Australia’s lack of a government liquidator results in unhealthy behaviour through practitioners recouping their unpaid work with higher costs imposed on paying administrations. That economically unsound approach in Australia’s law compares with European jurisdictions where the state often picks up any shortfall. The removal of the official liquidator status in 2017 in Australia may allow the recoupment of those costs from creditors, including the ATO and ASIC.

But a lessening in creditors pursuing what is a collective process in insolvency may have consequences, which, rather than unintended, are clearly to be seen.

The law, and lawyers, have their limits

All this analysis suggests that law – and its lawyers and judges – has its limits, and the thinking from elsewhere is needed to provide a sound legal structure for insolvency practitioners’ remuneration.   Given that an insolvency system is necessary, the overall question should be addressed by economics – how do we fund the regime, solely from the assets of the company, or does the state chip in, as in bankruptcy.  That large question is not one for practitioners to answer or explain.  

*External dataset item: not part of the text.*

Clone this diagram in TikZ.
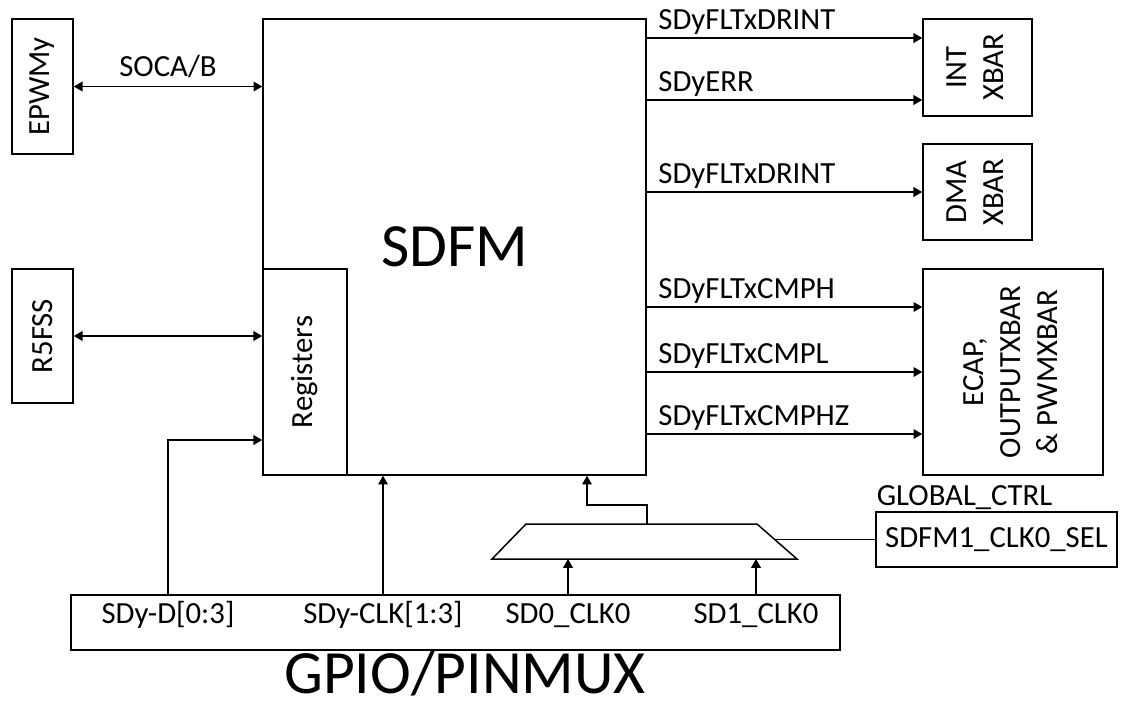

In the same way that the government is assessing how to fund ASIC, which provides regulatory oversight of the insolvency system, a similar but broader inquiry is needed in relation to the funding of the insolvency system itself.  

Some, perhaps in NSW, will wait and see

Concluding on the smaller issues, whether an appeal decision in Sakr resolves anything we wait to see. Other states may say there is nothing to resolve. In that respect, the NSW Court of Appeal, with the High Court just above, should pay regard to what us an important issue for the community perception of the courts – ASC v Marlborough Gold Mines and judicial consistency – take a broad view of what are reasonably consistent judicial approaches among the other courts.